Growth was propelled by a 28% increase in net interest income, on back of a 46% growth in advances. Deposits grew 37%. Moreover, low-cost current account and savings deposits accounted for 42% of total bank deposits. The growth in advances and deposits are well ahead of what has been seen for the entire banking system so far this fiscal.
Other indicators appear positive as well. Fee income grew 21%. Provisioning dropped nearly 16% to Rs313.8 crore. That was made possible by the net non-performing assets (NPAs) coming in at 0.29%, historically the lowest level seen in Axis Bank.
Yet, the galloping cost of deposits meant that operating profit grew at 21%, somewhat less than the dizzying 36% growth in net profit. The bank’s net interest margin (NIM) shrank to 3.81% during the December quarter compared with 4% in the previous three months. The bank itself fears that this number might shrink to between 3.4 percentage points and 3.6 percentage points in the March quarter, due to advance tax outflows.

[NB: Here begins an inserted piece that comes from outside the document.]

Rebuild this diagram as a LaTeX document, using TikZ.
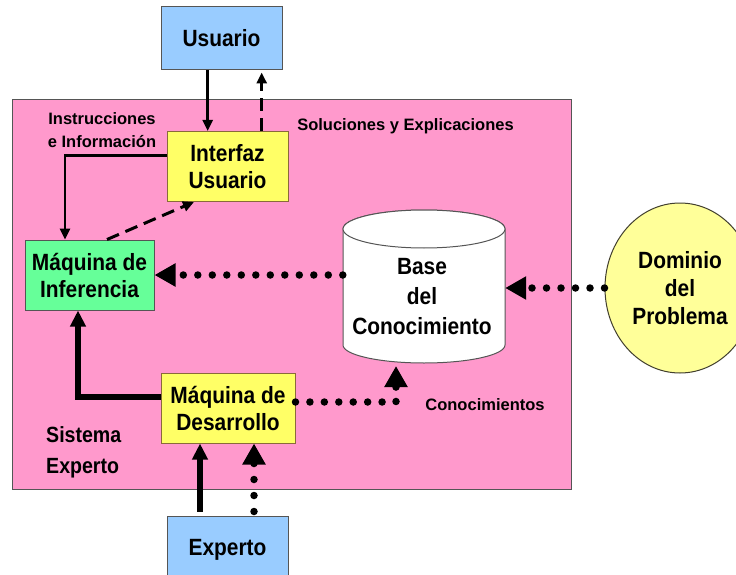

The Axis Bank stock has underperformed the broader market and even peers such as HDFC Bank Ltd and ICICI Bank Ltd since November. Its loan book is growing at a good rate and with lower NPAs, credit quality is not an issue. But given the current overhang in the sector, investors will be more concerned about NIM and the direction it’s headed in. Till a recovery in margins becomes imminent, investors would be unwilling to give bank stocks the same valuations they gave in the past.